Fil d'Ariane
A l'heure où le déconfinement se profile, autour du 11 mai a priori selon les régions, Marie Eloy du réseau Bouge ta Boîte tire la sonnette d'alarme : "Après plus d'un mois de confinement, la moitié des entrepreneures sont dans le rouge et les trois quart sont confinées avec enfant".
Petit rappel d'ordre structurel : en France, les TPE (très petites entreprises) représentent 95% de l'économie française et les femmes en représentent une large part, entre 30% et 40%. Travailler au mieux quatre heures par jour et maintenir son chiffre d'affaires ? Impossible. Les chiffres en font foi : sur la période de confinement, ces femmes avouent n'avoir sauvegardé en moyenne que 20% de leur activité et près de la moitié, 40%, ont perdu plus de 70% de leur chiffre d’affaires.
Coronavirus : "La moitié des femmes cheffes d'entreprise sont dans le rouge" https://t.co/24QlK2PaeY
— Europe 1 (@Europe1) April 22, 2020
Marie Eloy sait de quoi elle parle. Ancienne journaliste à Radio France International, elle a fondé deux réseaux d'entraide réservés aux cheffes d'entreprises : Femmes de Bretagne, région où elle réside - plutôt destiné à celles qui se lancent, le réseau créé en 2014 compte 7 000 membres et organise jusqu'à 500 événements par mois - et Bouge ta Boîte - une start-up de 14 salariés, créée fin 2016, qui s’adresse aux dirigeantes d’entreprise déjà lancées, professions libérales, agricultrices, conjointes et collaboratrices.

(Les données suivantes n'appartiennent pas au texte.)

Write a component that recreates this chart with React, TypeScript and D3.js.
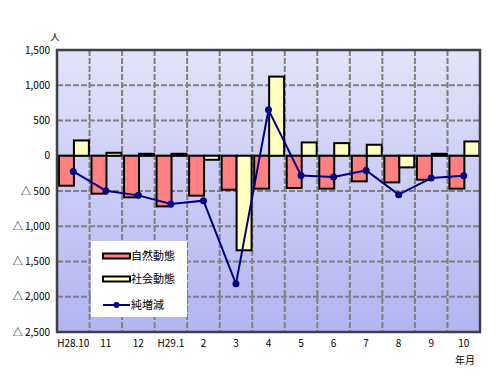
import React from "react";
import * as d3 from "d3";

const categories = ["H28.10", "11", "12", "H29.1", "2", "3", "4", "5", "6", "7", "8", "9", "10"];
const natural = [-425, -538, -590, -718, -566, -482, -467, -458, -467, -363, -378, -340, -467];
const social = [217, 42, 28, 28, -57, -1341, 1123, 189, 179, 156, -165, 28, 203];
const net = [-222, -496, -562, -684, -637, -1817, 652, -279, -302, -208, -552, -316, -283];
const yTicks = [1500, 1000, 500, 0, -500, -1000, -1500, -2000, -2500];
const seriesNames = ["自然動態", "社会動態", "純増減"];

const W = 502, H = 379;
const L = 57, R = 480, T = 50, B = 332;
const FONT = "'Noto Sans CJK JP', 'DejaVu Sans', sans-serif";

function fmt(v: number): string {
  const s = d3.format(",")(Math.abs(v));
  return v < 0 ? "△ " + s : s;
}

export default function App() {
  const x = d3.scaleBand<string>().domain(categories).range([L, R]).padding(0);
  const y = d3.scaleLinear().domain([-2500, 1500]).range([B, T]);
  const bw = x.bandwidth();
  const barW = bw * 0.46;
  const y0 = y(0);
  const line = d3
    .line<number>()
    .x((_, i) => (x(categories[i]) as number) + bw / 2)
    .y((d) => y(d));

  return (
    <svg width={W} height={H} style={{ position: "absolute", left: 0, top: 0 }}>
      <defs>
        <linearGradient id="bg" x1="0" y1="0" x2="0" y2="1">
          <stop offset="0" stopColor="#e3e3fa" />
          <stop offset="1" stopColor="#b3b3f1" />
        </linearGradient>
      </defs>
      <rect x={0} y={0} width={W} height={H} fill="#fff" />
      <rect x={L} y={T} width={R - L} height={B - T} fill="url(#bg)" />
      {/* horizontal grid */}
      {yTicks
        .filter((t) => t !== 1500 && t !== -2500 && t !== 0)
        .map((t) => (
          <line key={"h" + t} x1={L} x2={R} y1={y(t)} y2={y(t)} stroke="#808080" strokeWidth={2} strokeDasharray="6,2" />
        ))}
      {/* vertical grid */}
      {categories.slice(1).map((c) => (
        <line key={"v" + c} x1={x(c)} x2={x(c)} y1={T} y2={B} stroke="#808080" strokeWidth={2} strokeDasharray="6,2" />
      ))}
      <line x1={L} x2={R} y1={y0} y2={y0} stroke="#606060" strokeWidth={2} />
      {/* bars */}
      {categories.map((c, i) => {
        const bx = (x(c) as number) + bw * 0.06;
        const n = natural[i];
        const s = social[i];
        return (
          <g key={"b" + c}>
            <rect x={bx} y={Math.min(y(n), y0)} width={barW} height={Math.abs(y(n) - y0)} fill="#ff8080" stroke="#000" strokeWidth={2} />
            <rect x={bx + barW} y={Math.min(y(s), y0)} width={barW} height={Math.abs(y(s) - y0)} fill="#ffffc0" stroke="#000" strokeWidth={2} />
          </g>
        );
      })}
      {/* line */}
      <path d={line(net) || ""} fill="none" stroke="#000080" strokeWidth={2} />
      {net.map((v, i) => (
        <circle key={"p" + i} cx={(x(categories[i]) as number) + bw / 2} cy={y(v)} r={3.5} fill="#000080" />
      ))}
      {/* frame */}
      <rect x={L} y={T} width={R - L} height={B - T} fill="none" stroke="#404048" strokeWidth={2.5} />
      {/* y labels */}
      {yTicks.map((t) => (
        <text key={"yl" + t} x={50} y={y(t)} dy="0.35em" textAnchor="end" fontSize={10} fontFamily={FONT} fill="#000">
          {fmt(t)}
        </text>
      ))}
      <text x={55} y={37} dy="0.35em" textAnchor="middle" fontSize={9} fontFamily={FONT}>人</text>
      {/* x labels */}
      {categories.map((c) => (
        <text key={"xl" + c} x={(x(c) as number) + bw / 2} y={343} dy="0.35em" textAnchor="middle" fontSize={10} fontFamily={FONT}>
          {c}
        </text>
      ))}
      <text x={465} y={360} dy="0.35em" textAnchor="middle" fontSize={10} fontFamily={FONT}>年月</text>
      {/* legend */}
      <rect x={91} y={241} width={96} height={76} fill="#fff" />
      {[0, 1, 2].map((k) => {
        const ly = [256, 279, 305][k];
        return (
          <g key={"lg" + k}>
            {k < 2 ? (
              <rect x={103} y={ly - 2.5} width={27} height={5} fill={k === 0 ? "#ff8080" : "#ffffc0"} stroke="#000" strokeWidth={2} />
            ) : (
              <g>
                <line x1={103} x2={130} y1={ly} y2={ly} stroke="#000080" strokeWidth={2} />
                <circle cx={116.5} cy={ly} r={3} fill="#000080" />
              </g>
            )}
            <text x={131} y={ly} dy="0.35em" fontSize={11} fontFamily={FONT}>{seriesNames[k]}</text>
          </g>
        );
      })}
    </svg>
  );
}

Cette "bougeuse" (nom donné à ses adhérentes, ndlr) résume : "L'étude a été menée entre le 3 et le 10 avril 2020 auprès de quelques 500 dirigeantes. Résultat : après un mois de confinement, 54% d’entre elles considèrent que leur entreprise est aujourd’hui en situation de risque fort ou élevé de dépôt de bilan."

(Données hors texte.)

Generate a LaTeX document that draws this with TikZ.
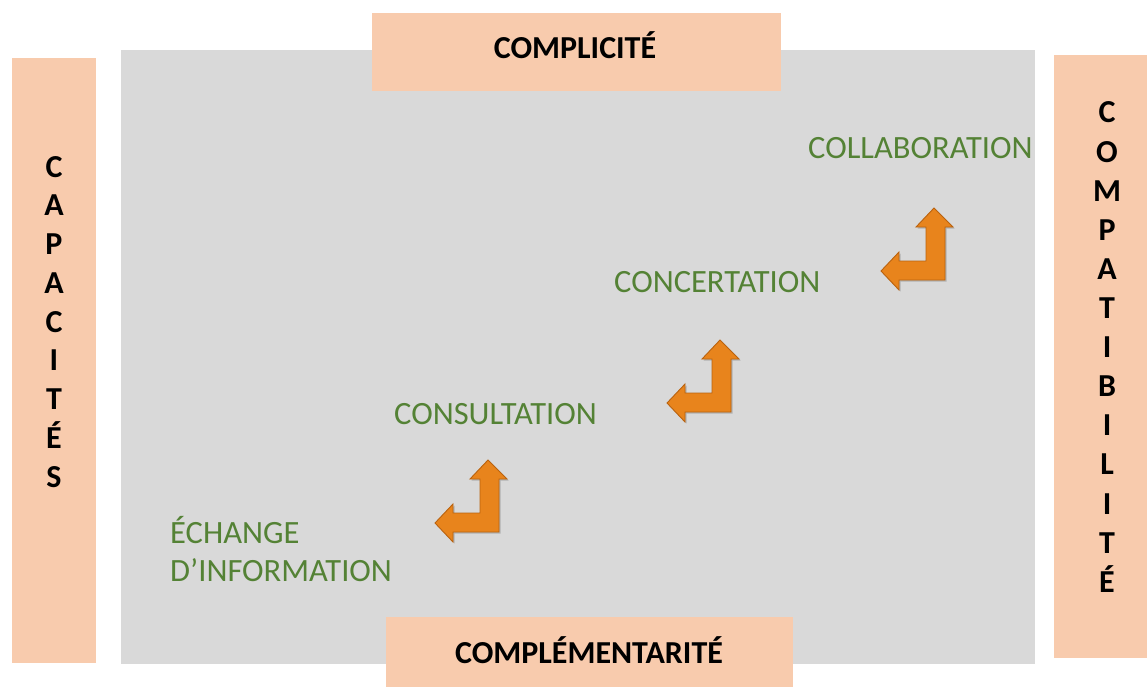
\documentclass[tikz,border=0pt]{standalone}
\usepackage{fontspec}
\setmainfont{Carlito}
\usepackage{tikz}
\usetikzlibrary{calc}

\definecolor{peach}{HTML}{F8CBAD}
\definecolor{panel}{HTML}{D9D9D9}
\definecolor{stage}{HTML}{548235}
\definecolor{arrowfill}{HTML}{E8841C}
\definecolor{arrowedge}{HTML}{B9620F}

\tikzset{
  side/.style={font=\fontsize{32}{38}\selectfont\bfseries, text=black, inner sep=0pt},
  stagetext/.style={font=\fontsize{32.5}{38}\selectfont, text=stage, inner sep=0pt, anchor=base west},
  bentarrow/.style={fill=arrowfill, draw=arrowedge, line width=0.9pt, line join=miter},
  bentshadow/.style={fill=black, opacity=0.18, draw=none}
}

\begin{document}
\begin{tikzpicture}[x=1pt, y=-1pt]
  \useasboundingbox (0,0) rectangle (1147,687);
  % background panel
  \fill[panel] (121,50) rectangle (1035,664);
  % side boxes
  \fill[peach] (12,58) rectangle (96,663);
  \fill[peach] (1054,55) rectangle (1147,658);
  \fill[peach] (372,13) rectangle (781,91);
  \fill[peach] (386,617) rectangle (793,687);
  % top and bottom labels
  \node[side, anchor=base] (complicite) at (575,59) {COMPLICITÉ};
  \node[side, anchor=base] (complementarite) at (589,663) {COMPLÉMENTARITÉ};
  % left column
  \foreach \l [count=\i from 0] in {C,A,P,A,C,I,T,É,S}
    \node[side, anchor=base] (cap\i) at (54,177+38.75*\i) {\l};
  % right column
  \foreach \l [count=\i from 0] in {C,O,M,P,A,T,I,B,I,L,I,T,É}
    \node[side, anchor=base] (compat\i) at (1107,123+39.1*\i) {\l};
  % stages
  \node[stagetext] (echange) at (170,543) {ÉCHANGE};
  \node[stagetext] (information) at (170,581) {D’INFORMATION};
  \node[stagetext] (consultation) at (394,424) {CONSULTATION};
  \node[stagetext] (concertation) at (614,292) {CONCERTATION};
  \node[stagetext] (collaboration) at (808,159) {COLLABORATION};
  % bent arrows
  \foreach \cx/\cy in {499/532, 731/412, 945/280} {
    \fill[bentshadow, shift={(\cx+1.5,\cy+1.5)}]
      (-11,-72) -- (8,-53) -- (0,-53) -- (0,0) -- (-46,0) -- (-46,10) -- (-64,-9)
      -- (-46,-28) -- (-46,-19) -- (-19,-19) -- (-19,-53) -- (-29,-53) -- cycle;
    \draw[bentarrow, shift={(\cx,\cy)}]
      (-11,-72) -- (8,-53) -- (0,-53) -- (0,0) -- (-46,0) -- (-46,10) -- (-64,-9)
      -- (-46,-28) -- (-46,-19) -- (-19,-19) -- (-19,-53) -- (-29,-53) -- cycle;
  }
\end{tikzpicture}
\end{document}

L'analyse est simple, Marie Eloy le rappelle : comme tous les entrepreneurs, les cheffes d'entreprises ne bénéficient ni de la sécurité de l’emploi, ni d’un revenu fixe assuré tous les mois, ni bien souvent d’un droit au chômage. De surcroît, elles ont généralement investi leurs économies dans leur entreprise. Confinées pour la majorité d'entre elles avec leurs enfants, contraintes de jongler entre maternité, entreprise et tâches ménagères, beaucoup voient l'avenir en noir.Cette situation vécue par les entrepreneures ne concerne pas que la France. L'AFEM, l'Association des femmes chefs d’entreprise au Maroc, forte de 300 entreprises essentiellement dans le commerce et les services, fait la même analyse.
Pour cerner au plus près la situation de ses membres, l'AFEM a dressé un questionnaire pour mesurer leurs préoccupations. Ce qui est remonté est très similaire aux situations des entrepreneures en France : confinement = problèmes organisationnels familiaux, pour ce qui est du présent. Et angoisse de lendemains qui déchantent, une fois le déconfinement arrivé.

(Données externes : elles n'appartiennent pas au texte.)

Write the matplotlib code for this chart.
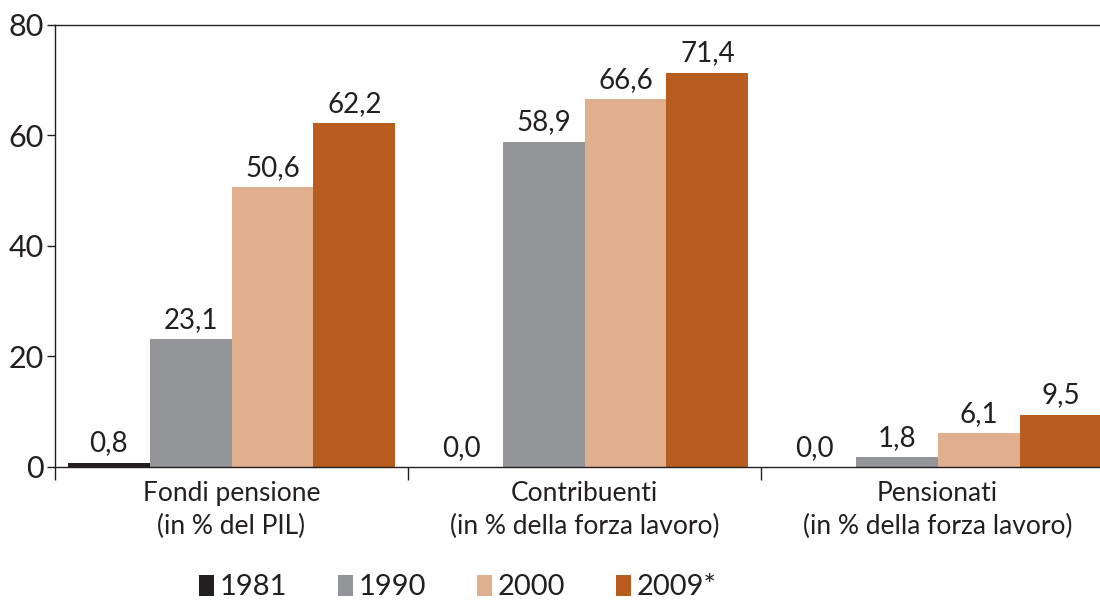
import numpy as np
import matplotlib
matplotlib.use("Agg")
import matplotlib.pyplot as plt
from matplotlib.patches import Patch

plt.rcParams["font.family"] = ["Lato", "DejaVu Sans"]

categories = ["Fondi pensione\n(in % del PIL)",
              "Contribuenti\n(in % della forza lavoro)",
              "Pensionati\n(in % della forza lavoro)"]
years = ["1981", "1990", "2000", "2009*"]
val_1981 = [0.8, 0.0, 0.0]
val_1990 = [23.1, 58.9, 1.8]
val_2000 = [50.6, 66.6, 6.1]
val_2009 = [62.2, 71.4, 9.5]
series = [val_1981, val_1990, val_2000, val_2009]
colors = ["#231f20", "#939598", "#e0b08e", "#b85c1f"]
ink = "#231f20"

fig = plt.figure(figsize=(11, 6.05), dpi=100)
ax = fig.add_axes([0.05, 0.2281, 0.95, 0.7306])

x = np.arange(len(categories))
width = 0.232
offsets = [-1.5 * width, -0.5 * width, 0.5 * width, 1.5 * width]

for vals, off, col, yr in zip(series, offsets, colors, years):
    bars = ax.bar(x + off, vals, width, color=col, label=yr, zorder=2)
    for b, v in zip(bars, vals):
        ax.text(b.get_x() + b.get_width() / 2, v + 2.0,
                f"{v:.1f}".replace(".", ","),
                ha="center", va="baseline", fontsize=20, color=ink)

ax.set_xlim(-0.5, 2.46)
ax.set_ylim(0, 80)
ax.set_yticks([0, 20, 40, 60, 80])
ax.tick_params(axis="y", labelsize=22, colors=ink, length=6, width=1, pad=2)

ax.set_xticks(x)
ax.set_xticklabels(categories, fontsize=19, color=ink, linespacing=1.38)
ax.tick_params(axis="x", which="major", length=0, pad=10)
ax.set_xticks([-0.5, 0.5, 1.5], minor=True)
ax.tick_params(axis="x", which="minor", length=9, width=1, color=ink, direction="out")

for side in ["left", "bottom", "top"]:
    ax.spines[side].set_color(ink)
    ax.spines[side].set_linewidth(1.0)
ax.spines["right"].set_visible(False)

handles = [Patch(facecolor=c, edgecolor="none") for c in colors]
fig.legend(handles, years, loc="center left", bbox_to_anchor=(0.181, 0.029),
           ncol=4, frameon=False, borderpad=0, borderaxespad=0,
           fontsize=21, handlelength=0.5, handleheight=0.75,
           handletextpad=0.2, columnspacing=1.75, labelcolor=ink)

fig.savefig("out.png", dpi=100)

Leila Doukkali, présidente de l'AFEM : "Nous sommes mobilisées et à l’écoute de nos membres. Nous les informons des mesures prises, organisons des réunions par vidéoconférence, et faisons des propositions spécifiques aux TPME (très petites et moyennes entreprises) qui sont nos adhérentes. Parmi nos préconisations, la possibilité d’octroyer un trimestre blanc fiscal, et veiller à ce que les agences bancaires apportent le soutien adéquat à la problématique de l’entrepreneure."
En France, les mesures prises par le gouvernement suffiront-elles à sauver toutes les entrepreneures ? Difficile de répondre avec certitude à la question... Mais il est intéressant de finir avec l'analyse pré-Covid de Marie Eloy. Interrogée fin 2019 par le journal Ouest-France, elle faisait déjà ce constat : "En fondant Femmes de Bretagne, j’ai constaté qu’environ 80 % des femmes ne vivent pas de leur activité. Chez les hommes, c’est 50 %. Et quand on demande à un homme et une femme ce que veut dire 'vivre correctement de son activité', les réponses sont très différentes. Pour une femme, c’est gagner 1 500 euros par mois. Pour un homme, entre 3 000 et 4 000 euros." Au-delà de la reprise économique post-Covid, ce sont aussi ces inégalités qu'il faudra résoudre.